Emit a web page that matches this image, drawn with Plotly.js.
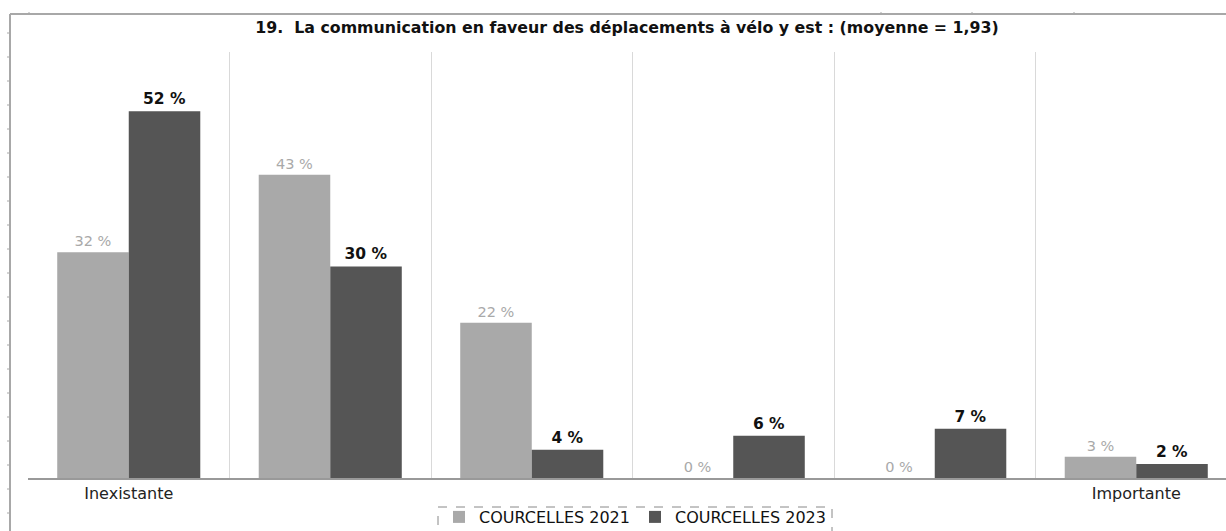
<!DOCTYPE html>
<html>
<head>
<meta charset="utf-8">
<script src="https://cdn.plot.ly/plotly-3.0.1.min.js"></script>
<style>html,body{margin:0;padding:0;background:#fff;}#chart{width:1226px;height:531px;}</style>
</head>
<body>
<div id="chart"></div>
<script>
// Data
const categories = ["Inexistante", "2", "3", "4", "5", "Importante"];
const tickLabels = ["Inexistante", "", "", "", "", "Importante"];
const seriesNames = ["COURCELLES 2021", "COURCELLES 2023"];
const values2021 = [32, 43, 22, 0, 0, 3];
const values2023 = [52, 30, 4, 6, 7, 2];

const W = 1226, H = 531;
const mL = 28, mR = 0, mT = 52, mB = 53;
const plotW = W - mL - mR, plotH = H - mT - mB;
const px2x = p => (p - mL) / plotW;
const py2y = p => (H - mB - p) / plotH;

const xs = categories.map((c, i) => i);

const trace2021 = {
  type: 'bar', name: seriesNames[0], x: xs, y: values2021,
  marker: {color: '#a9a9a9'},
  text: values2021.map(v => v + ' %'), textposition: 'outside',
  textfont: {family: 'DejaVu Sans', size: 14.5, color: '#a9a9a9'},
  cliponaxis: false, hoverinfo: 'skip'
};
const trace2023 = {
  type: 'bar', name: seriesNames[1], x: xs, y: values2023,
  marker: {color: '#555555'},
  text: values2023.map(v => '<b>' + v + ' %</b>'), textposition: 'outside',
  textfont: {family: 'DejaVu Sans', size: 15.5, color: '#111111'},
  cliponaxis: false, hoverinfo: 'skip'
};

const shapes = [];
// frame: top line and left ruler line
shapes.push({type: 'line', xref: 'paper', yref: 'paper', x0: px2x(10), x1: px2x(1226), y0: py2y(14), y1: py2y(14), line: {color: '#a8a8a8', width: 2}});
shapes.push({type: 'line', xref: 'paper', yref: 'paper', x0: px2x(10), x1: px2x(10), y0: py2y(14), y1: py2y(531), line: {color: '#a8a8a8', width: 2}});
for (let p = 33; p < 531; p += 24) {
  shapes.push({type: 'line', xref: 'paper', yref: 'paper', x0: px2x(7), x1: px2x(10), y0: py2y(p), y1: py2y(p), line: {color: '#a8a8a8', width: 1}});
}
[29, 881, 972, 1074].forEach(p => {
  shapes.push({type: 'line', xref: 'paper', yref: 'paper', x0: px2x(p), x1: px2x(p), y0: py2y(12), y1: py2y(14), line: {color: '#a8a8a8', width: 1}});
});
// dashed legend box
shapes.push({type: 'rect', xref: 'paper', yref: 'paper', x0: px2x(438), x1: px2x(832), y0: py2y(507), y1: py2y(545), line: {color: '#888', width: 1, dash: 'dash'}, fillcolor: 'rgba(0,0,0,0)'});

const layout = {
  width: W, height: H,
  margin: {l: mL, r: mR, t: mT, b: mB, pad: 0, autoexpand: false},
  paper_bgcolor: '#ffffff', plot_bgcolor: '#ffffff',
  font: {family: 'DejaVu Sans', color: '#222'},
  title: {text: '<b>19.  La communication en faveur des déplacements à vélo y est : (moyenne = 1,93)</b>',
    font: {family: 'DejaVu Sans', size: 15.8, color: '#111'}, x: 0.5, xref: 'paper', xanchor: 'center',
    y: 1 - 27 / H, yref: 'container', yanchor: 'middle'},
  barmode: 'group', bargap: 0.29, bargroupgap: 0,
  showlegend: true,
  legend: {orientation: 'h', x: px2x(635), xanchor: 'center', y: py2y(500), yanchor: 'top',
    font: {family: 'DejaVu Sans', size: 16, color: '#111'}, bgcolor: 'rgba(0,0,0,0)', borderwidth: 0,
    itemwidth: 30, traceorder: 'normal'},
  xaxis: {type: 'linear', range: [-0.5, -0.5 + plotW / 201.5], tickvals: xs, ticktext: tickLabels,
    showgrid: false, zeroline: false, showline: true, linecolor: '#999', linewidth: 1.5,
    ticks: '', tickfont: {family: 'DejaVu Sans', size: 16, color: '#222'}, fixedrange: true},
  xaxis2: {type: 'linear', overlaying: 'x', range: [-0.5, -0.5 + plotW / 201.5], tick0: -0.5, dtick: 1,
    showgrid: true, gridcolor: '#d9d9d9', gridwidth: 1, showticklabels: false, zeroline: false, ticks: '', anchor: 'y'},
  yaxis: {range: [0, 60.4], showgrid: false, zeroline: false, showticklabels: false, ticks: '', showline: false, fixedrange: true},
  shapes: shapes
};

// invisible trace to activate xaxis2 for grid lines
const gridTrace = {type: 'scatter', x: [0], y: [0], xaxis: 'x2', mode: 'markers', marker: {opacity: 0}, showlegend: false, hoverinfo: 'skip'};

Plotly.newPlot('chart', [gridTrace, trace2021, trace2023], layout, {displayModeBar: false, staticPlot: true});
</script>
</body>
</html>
+++
Problem statement:
Exclude the pictures. Write out the remaining data exactly.

Exercise result:
Emit a web page that matches this image, drawn with Plotly.js.
<!DOCTYPE html>
<html>
<head>
<meta charset="utf-8">
<script src="https://cdn.plot.ly/plotly-3.0.1.min.js"></script>
<style>html,body{margin:0;padding:0;background:#fff;}#chart{width:1226px;height:531px;}</style>
</head>
<body>
<div id="chart"></div>
<script>
// Data
const categories = ["Inexistante", "2", "3", "4", "5", "Importante"];
const tickLabels = ["Inexistante", "", "", "", "", "Importante"];
const seriesNames = ["COURCELLES 2021", "COURCELLES 2023"];
const values2021 = [32, 43, 22, 0, 0, 3];
const values2023 = [52, 30, 4, 6, 7, 2];

const W = 1226, H = 531;
const mL = 28, mR = 0, mT = 52, mB = 53;
const plotW = W - mL - mR, plotH = H - mT - mB;
const px2x = p => (p - mL) / plotW;
const py2y = p => (H - mB - p) / plotH;

const xs = categories.map((c, i) => i);

const trace2021 = {
  type: 'bar', name: seriesNames[0], x: xs, y: values2021,
  marker: {color: '#a9a9a9'},
  text: values2021.map(v => v + ' %'), textposition: 'outside',
  textfont: {family: 'DejaVu Sans', size: 14.5, color: '#a9a9a9'},
  cliponaxis: false, hoverinfo: 'skip'
};
const trace2023 = {
  type: 'bar', name: seriesNames[1], x: xs, y: values2023,
  marker: {color: '#555555'},
  text: values2023.map(v => '<b>' + v + ' %</b>'), textposition: 'outside',
  textfont: {family: 'DejaVu Sans', size: 15.5, color: '#111111'},
  cliponaxis: false, hoverinfo: 'skip'
};

const shapes = [];
// frame: top line and left ruler line
shapes.push({type: 'line', xref: 'paper', yref: 'paper', x0: px2x(10), x1: px2x(1226), y0: py2y(14), y1: py2y(14), line: {color: '#a8a8a8', width: 2}});
shapes.push({type: 'line', xref: 'paper', yref: 'paper', x0: px2x(10), x1: px2x(10), y0: py2y(14), y1: py2y(531), line: {color: '#a8a8a8', width: 2}});
for (let p = 33; p < 531; p += 24) {
  shapes.push({type: 'line', xref: 'paper', yref: 'paper', x0: px2x(7), x1: px2x(10), y0: py2y(p), y1: py2y(p), line: {color: '#a8a8a8', width: 1}});
}
[29, 881, 972, 1074].forEach(p => {
  shapes.push({type: 'line', xref: 'paper', yref: 'paper', x0: px2x(p), x1: px2x(p), y0: py2y(12), y1: py2y(14), line: {color: '#a8a8a8', width: 1}});
});
// dashed legend box
shapes.push({type: 'rect', xref: 'paper', yref: 'paper', x0: px2x(438), x1: px2x(832), y0: py2y(507), y1: py2y(545), line: {color: '#888', width: 1, dash: 'dash'}, fillcolor: 'rgba(0,0,0,0)'});

const layout = {
  width: W, height: H,
  margin: {l: mL, r: mR, t: mT, b: mB, pad: 0, autoexpand: false},
  paper_bgcolor: '#ffffff', plot_bgcolor: '#ffffff',
  font: {family: 'DejaVu Sans', color: '#222'},
  title: {text: '<b>19.  La communication en faveur des déplacements à vélo y est : (moyenne = 1,93)</b>',
    font: {family: 'DejaVu Sans', size: 15.8, color: '#111'}, x: 0.5, xref: 'paper', xanchor: 'center',
    y: 1 - 27 / H, yref: 'container', yanchor: 'middle'},
  barmode: 'group', bargap: 0.29, bargroupgap: 0,
  showlegend: true,
  legend: {orientation: 'h', x: px2x(635), xanchor: 'center', y: py2y(500), yanchor: 'top',
    font: {family: 'DejaVu Sans', size: 16, color: '#111'}, bgcolor: 'rgba(0,0,0,0)', borderwidth: 0,
    itemwidth: 30, traceorder: 'normal'},
  xaxis: {type: 'linear', range: [-0.5, -0.5 + plotW / 201.5], tickvals: xs, ticktext: tickLabels,
    showgrid: false, zeroline: false, showline: true, linecolor: '#999', linewidth: 1.5,
    ticks: '', tickfont: {family: 'DejaVu Sans', size: 16, color: '#222'}, fixedrange: true},
  xaxis2: {type: 'linear', overlaying: 'x', range: [-0.5, -0.5 + plotW / 201.5], tick0: -0.5, dtick: 1,
    showgrid: true, gridcolor: '#d9d9d9', gridwidth: 1, showticklabels: false, zeroline: false, ticks: '', anchor: 'y'},
  yaxis: {range: [0, 60.4], showgrid: false, zeroline: false, showticklabels: false, ticks: '', showline: false, fixedrange: true},
  shapes: shapes
};

// invisible trace to activate xaxis2 for grid lines
const gridTrace = {type: 'scatter', x: [0], y: [0], xaxis: 'x2', mode: 'markers', marker: {opacity: 0}, showlegend: false, hoverinfo: 'skip'};

Plotly.newPlot('chart', [gridTrace, trace2021, trace2023], layout, {displayModeBar: false, staticPlot: true});
</script>
</body>
</html>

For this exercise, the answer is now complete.